I saw a couple of papers which mentioned algebraic equivalence of modal logic formulas without defining it, or referring to "two modal formulas that are provably-equivalent", i.e. $\phi$ equivalent to $\psi$ means $\vdash_K\phi$ iff $\vdash_K\psi$. But I see a problem here in that any two non-theorems would then be algebraically equivalent, which I don't believe is the intent.
So I'm thinking it may be defined as $\phi$ algebraically equivalent to $\psi$ iff $\vdash_K (\phi\leftrightarrow\psi)$, which means both $\vdash _K(\phi\rightarrow\psi)$ and $\vdash_K (\psi\rightarrow\phi)$. Then if $\vdash_K\phi$ by modus ponens $\vdash_K\psi$ and vice-versa, which seems to be the intent. This would also allow for (only) suitable pairs of non-theorems to be algebraically equivalent formulas.
Is this correct? If not, then what is the exact definition of algebraic equivalence between formulas in K?
And b.t.w., what would be the math symbol to use for algebraic equivalence? I cannot use = because some texts use = instead of $\leftrightarrow$ inside the very formulas. And I cannot use ~ because some texts use ~ for negation. (For example, Hughes and Cresswell.)

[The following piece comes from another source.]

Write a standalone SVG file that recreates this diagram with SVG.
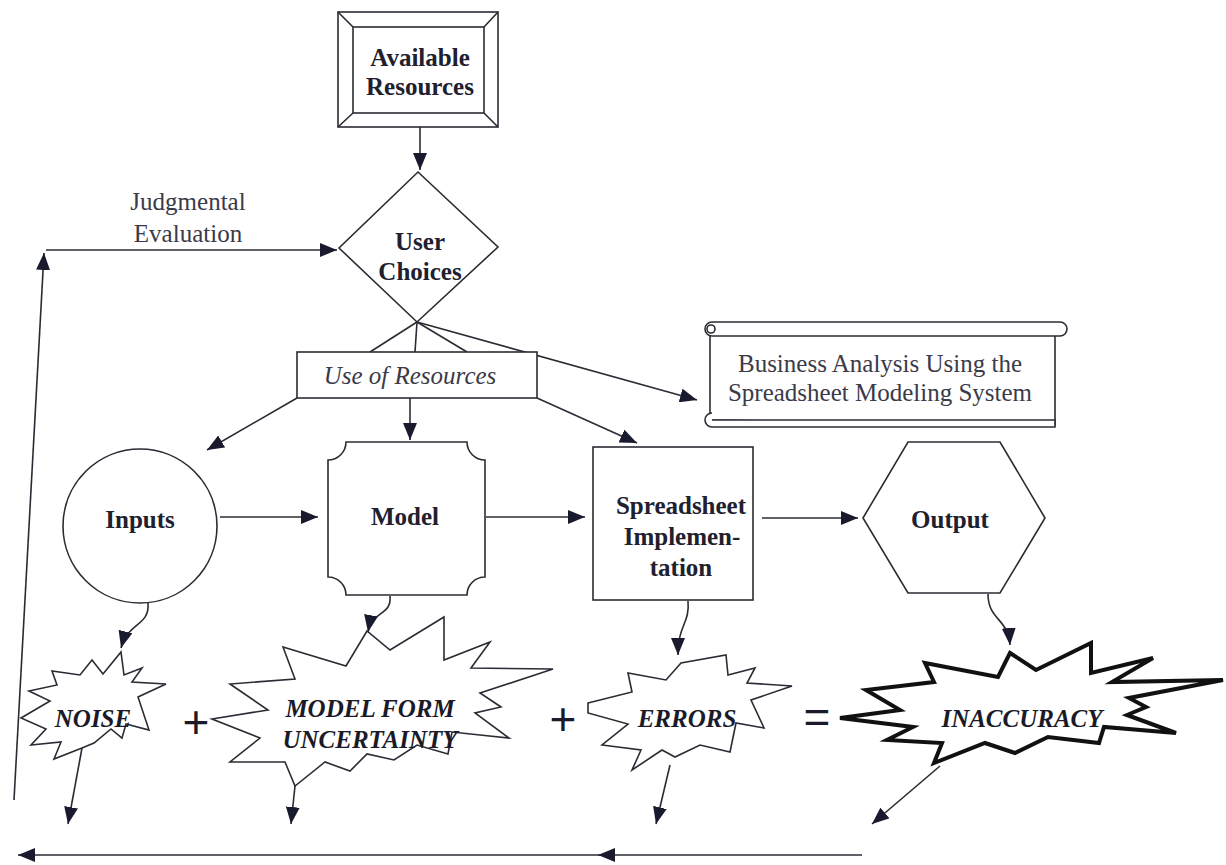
<svg xmlns="http://www.w3.org/2000/svg" width="1226" height="865" viewBox="0 0 1226 865">
<defs>
<style>
.ln{fill:none;stroke:#2b2b35;stroke-width:1.6}
.nd{fill:#fff;stroke:#2b2b35;stroke-width:1.6}
.b{font-family:"Liberation Serif",serif;font-weight:bold;font-size:25px;fill:#20202e;text-anchor:middle}
.r{font-family:"Liberation Serif",serif;font-size:25px;fill:#3a3a48;text-anchor:middle}
.i{font-family:"Liberation Serif",serif;font-style:italic;font-size:25px;fill:#3a3a48;text-anchor:middle}
.bi{font-family:"Liberation Serif",serif;font-style:italic;font-weight:bold;font-size:25px;fill:#1a1a28;text-anchor:middle}
.op{font-family:"Liberation Sans",sans-serif;font-size:46px;fill:#1a1a28;text-anchor:middle}
</style>
<marker id="ah" markerUnits="userSpaceOnUse" markerWidth="18" markerHeight="14" refX="17" refY="7" orient="auto">
<path d="M0,0 L17,7 L0,14 z" fill="#1a1a2e"/>
</marker>
</defs>
<rect width="1226" height="865" fill="#fff"/>

<g id="connectors">
<path class="ln" d="M420,127 L420,170" marker-end="url(#ah)"/>
<path class="ln" d="M46,250 L337,250" marker-end="url(#ah)"/>
<path class="ln" d="M14,800 L44,253" marker-end="url(#ah)"/>
<path class="ln" d="M417,322 L370,352"/>
<path class="ln" d="M417,322 L415,352"/>
<path class="ln" d="M417,322 L467,352"/>
<path class="ln" d="M417,322 L697,400" marker-end="url(#ah)"/>
<path class="ln" d="M297,398 L207,450" marker-end="url(#ah)"/>
<path class="ln" d="M410,398 L410,440" marker-end="url(#ah)"/>
<path class="ln" d="M537,398 L637,443" marker-end="url(#ah)"/>
<path class="ln" d="M220,517 L318,517" marker-end="url(#ah)"/>
<path class="ln" d="M486,517 L585,517" marker-end="url(#ah)"/>
<path class="ln" d="M762,518 L858,518" marker-end="url(#ah)"/>
<path class="ln" d="M148,603 C150,626 128,622 121,648" marker-end="url(#ah)"/>
<path class="ln" d="M390,596 C392,616 372,610 368,632" marker-end="url(#ah)"/>
<path class="ln" d="M688,601 C690,624 678,624 678,655" marker-end="url(#ah)"/>
<path class="ln" d="M988,594 C988,620 1008,618 1010,645" marker-end="url(#ah)"/>
<path class="ln" d="M82,748 L68,824" marker-end="url(#ah)"/>
<path class="ln" d="M295,786 L291,824" marker-end="url(#ah)"/>
<path class="ln" d="M670,765 L656,824" marker-end="url(#ah)"/>
<path class="ln" d="M940,766 L872,824" marker-end="url(#ah)"/>
<path class="ln" d="M862,855 L598,855" marker-end="url(#ah)"/>
<path class="ln" d="M600,855 L18,855" marker-end="url(#ah)"/>
</g>

<g id="available-resources">
<rect class="nd" x="338" y="12" width="160" height="115"/>
<rect class="nd" x="353" y="27" width="131" height="86"/>
<path class="ln" d="M338,12 L353,27 M498,12 L484,27 M338,127 L353,113 M498,127 L484,113"/>
<text class="b" x="420" y="66">Available</text>
<text class="b" x="420" y="95">Resources</text>
</g>

<g id="judgmental-evaluation">
<text class="r" x="188" y="210">Judgmental</text>
<text class="r" x="188" y="242">Evaluation</text>
</g>

<g id="user-choices">
<polygon class="nd" points="418,172 498,247 417,322 339,248"/>
<text class="b" x="420" y="250">User</text>
<text class="b" x="420" y="280">Choices</text>
</g>

<g id="use-of-resources">
<rect class="nd" x="297" y="352" width="240" height="46"/>
<text class="i" x="410" y="384">Use of Resources</text>
</g>

<g id="business-analysis">
<path class="nd" d="M710,330 L710,420 L1055,425 L1055,336"/>
<rect class="nd" x="705" y="322" width="362" height="14" rx="7"/>
<circle class="nd" cx="711" cy="329" r="4"/>
<path class="nd" d="M712,413 A7,7 0 1 0 712,427 L1055,427 L1055,420 L712,420"/>
<text class="r" x="880" y="372">Business Analysis Using the</text>
<text class="r" x="880" y="401">Spreadsheet Modeling System</text>
</g>

<g id="inputs">
<circle class="nd" cx="140" cy="526" r="77"/>
<text class="b" x="140" y="528">Inputs</text>
</g>

<g id="model">
<path class="nd" d="M346,442 L467,442 A18,18 0 0 0 485,460 L485,577 A18,18 0 0 0 467,595 L346,595 A18,18 0 0 0 328,577 L328,460 A18,18 0 0 0 346,442 Z"/>
<text class="b" x="405" y="525">Model</text>
</g>

<g id="spreadsheet-implementation">
<rect class="nd" x="593" y="447" width="160" height="153"/>
<text class="b" x="681" y="514">Spreadsheet</text>
<text class="b" x="682" y="545">Implemen-</text>
<text class="b" x="681" y="576">tation</text>
</g>

<g id="output">
<polygon class="nd" points="863,518 908,442 1000,442 1045,518 1000,593 908,593"/>
<text class="b" x="950" y="528">Output</text>
</g>

<g id="noise">
<polygon class="nd" points="21,718 50,701 29,691 57,685 52,671 80,675 92,660 103,674 121,652 124,675 142,668 132,682 166,684 138,697 149,730 126,724 122,738 111,729 94,743 82,748 54,759 61,742 31,745 46,729"/>
<text class="bi" x="93" y="727">NOISE</text>
</g>

<text id="plus1" class="op" x="196" y="738">+</text>

<g id="model-form-uncertainty">
<polygon class="nd" points="212,719 268,710 230,684 295,679 283,647 346,666 367,631 390,650 444,617 444,660 490,642 471,668 553,669 480,693 501,707 475,713 509,738 452,732 448,754 417,745 394,760 367,754 350,771 325,762 295,786 285,762 230,762 260,738"/>
<text class="bi" x="370" y="717">MODEL FORM</text>
<text class="bi" x="370" y="748">UNCERTAINTY</text>
</g>

<text id="plus2" class="op" x="563" y="735">+</text>

<g id="errors">
<polygon class="nd" points="588,703 632,692 628,673 666,680 681,663 726,655 728,675 755,668 747,683 792,686 751,700 764,728 736,723 730,752 700,745 675,757 662,750 632,770 641,750 602,745 628,724 588,713"/>
<text class="bi" x="687" y="727">ERRORS</text>
</g>

<text id="equals" class="op" x="817" y="733">=</text>

<g id="inaccuracy">
<polygon class="nd" style="stroke-width:4;stroke:#111;stroke-linejoin:miter" points="840,718 900,710 866,690 934,682 925,663 998,677 1010,653 1036,670 1091,643 1091,673 1153,658 1112,682 1223,680 1129,698 1146,707 1127,715 1176,733 1104,727 1099,743 1048,737 1015,753 985,743 934,763 942,743 887,740 913,727"/>
<text class="bi" x="1022" y="727">INACCURACY</text>
</g>
</svg>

"$\phi$ is provably equivalent to $\psi$" in some logical system $K$ means that $\phi \vdash_K \psi$ and $\psi \vdash_K \phi$. If $K$ comes equipped with the usual notion of bi-implication ($\leftrightarrow$), then this will be the same as $\vdash_K \phi \leftrightarrow \psi$. I would write this as "$\phi \mathrel{\dashv\vdash}_K \psi$" (and rather illogically read this out as "$\phi$ and $\psi$ are equiprovable", even though that suggests the unintended reading that "$\vdash_K \phi$ iff $\vdash_K \psi$").